9/20/12 | 1272 views
A Message of Hope, Amid Strife
No one could have foreseen that Pope Benedict XVI’s long-planned visit to Lebanon last weekend would come in the midst of a raging crisis in the always-volatile Middle East.
Yet the message the pope brought with him—of peace, service and respect and the importance of true religious freedom—resonated in a special way. Indeed, his high-profile presence was a message in itself, of courage, tolerance and hope in a region exploding in violent protests over an American-made amateurish online video that denigrated Islam.
Arriving in Beirut just three days after the killing of the U.S. ambassador to Libya and three of his staff members in the first wave of violence, the 85-year-old pope said he had never considered canceling his trip and that no one had advised him to do so.
“I never thought of it,” he told reporters on the flight going over, “because I know that the more complicated a situation becomes, the more necessary it is to send this signal of fraternity, encouragement and solidarity.”
Pope Benedict, in his speeches and homilies prepared well before the visit, did not directly address the eruption of violence allegedly over the anti-Islamist video.
But in the major document on Catholicism in the Middle East that he presented on the trip, the pope called on Christians to engage in dialogue with their neighbors of other faiths while also warning against religious fundamentalism that thrives on “economic and political instability, a readiness on the part of some to manipulate others, and a defective understanding of religion.”

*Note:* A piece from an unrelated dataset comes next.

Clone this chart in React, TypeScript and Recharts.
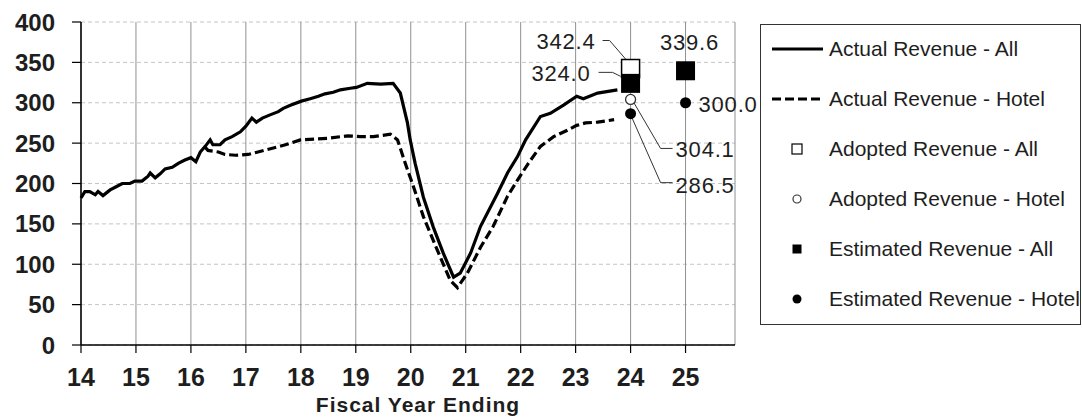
import React from "react"
import {
  ComposedChart,
  Line,
  Scatter,
  XAxis,
  YAxis,
  CartesianGrid,
} from "recharts"

// fiscal year (decimal) and revenue
const actualAll: [number, number][] = [
  [14.0, 182], [14.07, 190], [14.16, 190], [14.26, 186], [14.31, 190], [14.4, 185],
  [14.53, 192], [14.64, 196], [14.75, 200], [14.89, 200], [14.98, 203], [15.11, 203],
  [15.22, 209], [15.26, 213], [15.35, 207], [15.44, 212], [15.53, 218], [15.66, 220],
  [15.77, 225], [15.89, 229], [16.0, 232], [16.09, 227], [16.17, 239], [16.26, 246],
  [16.35, 254], [16.4, 248], [16.53, 248], [16.62, 254], [16.75, 258], [16.9, 264],
  [17.0, 271], [17.11, 281], [17.19, 276], [17.3, 281], [17.44, 285], [17.59, 289],
  [17.68, 293], [17.81, 297], [18.01, 302], [18.17, 305], [18.32, 308], [18.44, 311],
  [18.59, 313], [18.72, 316], [18.9, 318], [19.01, 319], [19.21, 324], [19.45, 323],
  [19.68, 324], [19.81, 312], [19.94, 275], [19.99, 254], [20.08, 225], [20.23, 183],
  [20.41, 146], [20.59, 114], [20.76, 87], [20.78, 84], [20.9, 89], [21.09, 114],
  [21.27, 147], [21.58, 188], [21.76, 213], [21.94, 233], [22.09, 254], [22.36, 283],
  [22.54, 287], [22.78, 297], [23.02, 308], [23.14, 305], [23.4, 312], [23.76, 316],
]

const actualHotel: [number, number][] = [
  [16.26, 245], [16.31, 241], [16.5, 239], [16.62, 236], [16.81, 235], [17.04, 236],
  [17.22, 239], [17.5, 244], [17.72, 248], [17.99, 254], [18.26, 255], [18.48, 256],
  [18.85, 259], [19.08, 258], [19.32, 258], [19.63, 261], [19.76, 254], [19.9, 225],
  [20.05, 196], [20.23, 159], [20.48, 118], [20.72, 80], [20.85, 71], [21.03, 89],
  [21.27, 121], [21.5, 147], [21.76, 184], [21.94, 204], [22.14, 225], [22.36, 246],
  [22.6, 258], [22.85, 266], [23.02, 272], [23.18, 275], [23.4, 276], [23.7, 279],
]

const adoptedAll: [number, number][] = [[24, 342.4]]
const adoptedHotel: [number, number][] = [[24, 304.1]]
const estimatedAll: [number, number][] = [[24, 324.0], [25, 339.6]]
const estimatedHotel: [number, number][] = [[24, 286.5], [25, 300.0]]

const xTicks = [14, 15, 16, 17, 18, 19, 20, 21, 22, 23, 24, 25]
const yTicks = [0, 50, 100, 150, 200, 250, 300, 350, 400]

const legendNames = [
  "Actual Revenue - All",
  "Actual Revenue - Hotel",
  "Adopted Revenue - All",
  "Adopted Revenue - Hotel",
  "Estimated Revenue - All",
  "Estimated Revenue - Hotel",
]

const FONT = '"Liberation Sans", Arial, sans-serif'
const TEXT = "#1e1e1e"

const toPoints = (rows: [number, number][]) => rows.map(([t, v]) => ({ t, v }))

// where each value label sits relative to its marker
type LabelSpot = { dx: number; dy: number; anchor: "start" | "middle" | "end"; leader?: string }
const labelSpots: Record<string, LabelSpot> = {
  "adoptedAll-24": { dx: -35, dy: -20, anchor: "end", leader: "M-28,-28 H-21 L-2,-6" },
  "estimatedAll-24": { dx: -40, dy: -2, anchor: "end", leader: "M-32,-11 H-18 L-10,-7" },
  "estimatedAll-25": { dx: 4, dy: -21, anchor: "middle" },
  "estimatedHotel-25": { dx: 13, dy: 9, anchor: "start" },
  "adoptedHotel-24": { dx: 45, dy: 58, anchor: "start", leader: "M2,1 L30,49 H42" },
  "estimatedHotel-24": { dx: 45, dy: 79, anchor: "start", leader: "M0,1 L30,69 H42" },
}

function ValueLabel({ id, cx, cy, t, v }: any) {
  const spot = labelSpots[`${id}-${t}`]
  if (!spot) return null
  return (
    <g>
      {spot.leader && (
        <path
          d={spot.leader}
          transform={`translate(${cx},${cy})`}
          fill="none"
          stroke="#333"
          strokeWidth={1}
        />
      )}
      <text
        x={cx + spot.dx}
        y={cy + spot.dy}
        textAnchor={spot.anchor}
        fontFamily={FONT}
        fontSize={22}
        letterSpacing={0.8}
        fill={TEXT}
      >
        {v.toFixed(1)}
      </text>
    </g>
  )
}

const makeShape = (id: string, kind: "hollowSquare" | "square" | "hollowCircle" | "circle") =>
  (props: any) => {
    const { cx, cy, payload } = props
    let mark = null
    if (kind === "hollowSquare")
      mark = <rect x={cx - 9} y={cy - 9} width={18} height={18} fill="#fff" stroke="#000" strokeWidth={1.5} />
    if (kind === "square")
      mark = <rect x={cx - 9.5} y={cy - 9.5} width={19} height={19} fill="#000" />
    if (kind === "hollowCircle")
      mark = <circle cx={cx} cy={cy} r={5} fill="#fff" stroke="#333" strokeWidth={1.3} />
    if (kind === "circle") mark = <circle cx={cx} cy={cy} r={5.5} fill="#000" />
    return (
      <g>
        <ValueLabel id={id} cx={cx} cy={cy} t={payload.t} v={payload.v} />
        {mark}
      </g>
    )
  }

function AxisTitle(props: any) {
  const vb = props.viewBox
  if (!vb) return null
  return (
    <text
      x={vb.x + vb.width / 2 + 10}
      y={vb.y + vb.height - 6}
      textAnchor="middle"
      fontFamily={FONT}
      fontWeight="bold"
      fontSize={21}
      letterSpacing={1}
      fill={TEXT}
    >
      Fiscal Year Ending
    </text>
  )
}

function LegendSymbol({ index }: { index: number }) {
  const cy = 25
  switch (index) {
    case 0:
      return <line x1={0} x2={51} y1={cy} y2={cy} stroke="#000" strokeWidth={3} />
    case 1:
      return <line x1={0} x2={51} y1={cy} y2={cy} stroke="#000" strokeWidth={3} strokeDasharray="9 4" />
    case 2:
      return <rect x={20} y={cy - 5} width={10} height={10} fill="#fff" stroke="#000" strokeWidth={1.2} />
    case 3:
      return <circle cx={25} cy={cy} r={4} fill="#fff" stroke="#333" strokeWidth={1.2} />
    case 4:
      return <rect x={20.5} y={cy - 4.5} width={9} height={9} fill="#000" />
    default:
      return <circle cx={25} cy={cy} r={4.5} fill="#000" />
  }
}

function LegendBox() {
  return (
    <div
      style={{
        position: "absolute",
        left: 760,
        top: 24,
        width: 321,
        height: 301,
        boxSizing: "border-box",
        border: "1px solid #333",
        background: "#fff",
      }}
    >
      {legendNames.map((name, i) => (
        <div
          key={name}
          style={{ position: "absolute", left: 0, top: i * 50 - 1, height: 50, width: 319 }}
        >
          <svg width={52} height={50} style={{ position: "absolute", left: 11, top: 0 }}>
            <LegendSymbol index={i} />
          </svg>
          <span
            style={{
              position: "absolute",
              left: 68,
              top: 0,
              lineHeight: "50px",
              fontFamily: FONT,
              fontSize: 21,
              color: TEXT,
              whiteSpace: "nowrap",
            }}
          >
            {name}
          </span>
        </div>
      ))}
    </div>
  )
}

export default function App() {
  return (
    <div style={{ position: "absolute", left: 0, top: 0, width: 1082, height: 418, background: "#fff" }}>
      <ComposedChart
        width={1082}
        height={418}
        margin={{ top: 22, right: 347, bottom: 0, left: 11 }}
      >
        <CartesianGrid horizontal vertical={false} stroke="#c4c4c4" strokeDasharray="4 3" />
        <CartesianGrid horizontal={false} vertical stroke="#909090" />
        <XAxis
          dataKey="t"
          type="number"
          domain={[14, 25.9]}
          ticks={xTicks}
          interval={0}
          height={73}
          tickSize={8}
          tickMargin={15}
          axisLine={{ stroke: "#000", strokeWidth: 1.5 }}
          tickLine={{ stroke: "#000", strokeWidth: 1.2 }}
          tick={{ fill: TEXT, fontSize: 25, fontWeight: "bold", fontFamily: FONT }}
          label={<AxisTitle />}
        />
        <YAxis
          dataKey="v"
          type="number"
          domain={[0, 400]}
          ticks={yTicks}
          interval={0}
          width={70}
          tickSize={9}
          tickMargin={17}
          axisLine={{ stroke: "#000", strokeWidth: 1.5 }}
          tickLine={{ stroke: "#000", strokeWidth: 1.2 }}
          tick={{ fill: TEXT, fontSize: 24, fontWeight: "bold", fontFamily: FONT }}
        />
        <Line
          data={toPoints(actualAll)}
          dataKey="v"
          type="linear"
          stroke="#000"
          strokeWidth={3.2}
          dot={false}
          isAnimationActive={false}
        />
        <Line
          data={toPoints(actualHotel)}
          dataKey="v"
          type="linear"
          stroke="#000"
          strokeWidth={3.2}
          strokeDasharray="9 4"
          dot={false}
          isAnimationActive={false}
        />
        <Scatter
          data={toPoints(adoptedAll)}
          dataKey="v"
          shape={makeShape("adoptedAll", "hollowSquare")}
          isAnimationActive={false}
        />
        <Scatter
          data={toPoints(estimatedAll)}
          dataKey="v"
          shape={makeShape("estimatedAll", "square")}
          isAnimationActive={false}
        />
        <Scatter
          data={toPoints(adoptedHotel)}
          dataKey="v"
          shape={makeShape("adoptedHotel", "hollowCircle")}
          isAnimationActive={false}
        />
        <Scatter
          data={toPoints(estimatedHotel)}
          dataKey="v"
          shape={makeShape("estimatedHotel", "circle")}
          isAnimationActive={false}
        />
      </ComposedChart>
      <LegendBox />
    </div>
  )
}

The pope did not, however, denounce the so-called Arab Spring, a revolutionary wave that started in December 2010, leading to the fall of dictatorships in Tunisia, Egypt, Libya and Yemen and currently threatening the government of Syria.
In his comments to reporters, the pope said the movement represented positive aspirations for democracy and liberty and hence a “renewed Arab identity.” But he warned against the danger of forgetting that “human liberty is always a shared reality,” and consequently failing to protect the rights of Christian minorities in Muslim countries.
Many Middle East observers, including many Christian leaders, fear that the Arab Spring movement has empowered Islamist extremism in the region. This week, in fact, as protests spread throughout the Arab world, there were reports that the Obama administration was bracing for an extended period of turmoil and instability in the region and was considering a number of options, including the possibility of scaling back diplomatic activities.
With events happening so quickly and so unpredictably, we can only pray that the situation will calm down enough to allow for a reasonable road forward. A peaceful Middle East is vital to the strategic and economic interests of the United States, vital to the continuing presence of Christians and Christianity in the birthplace of our faith, and vital to the peace of the world.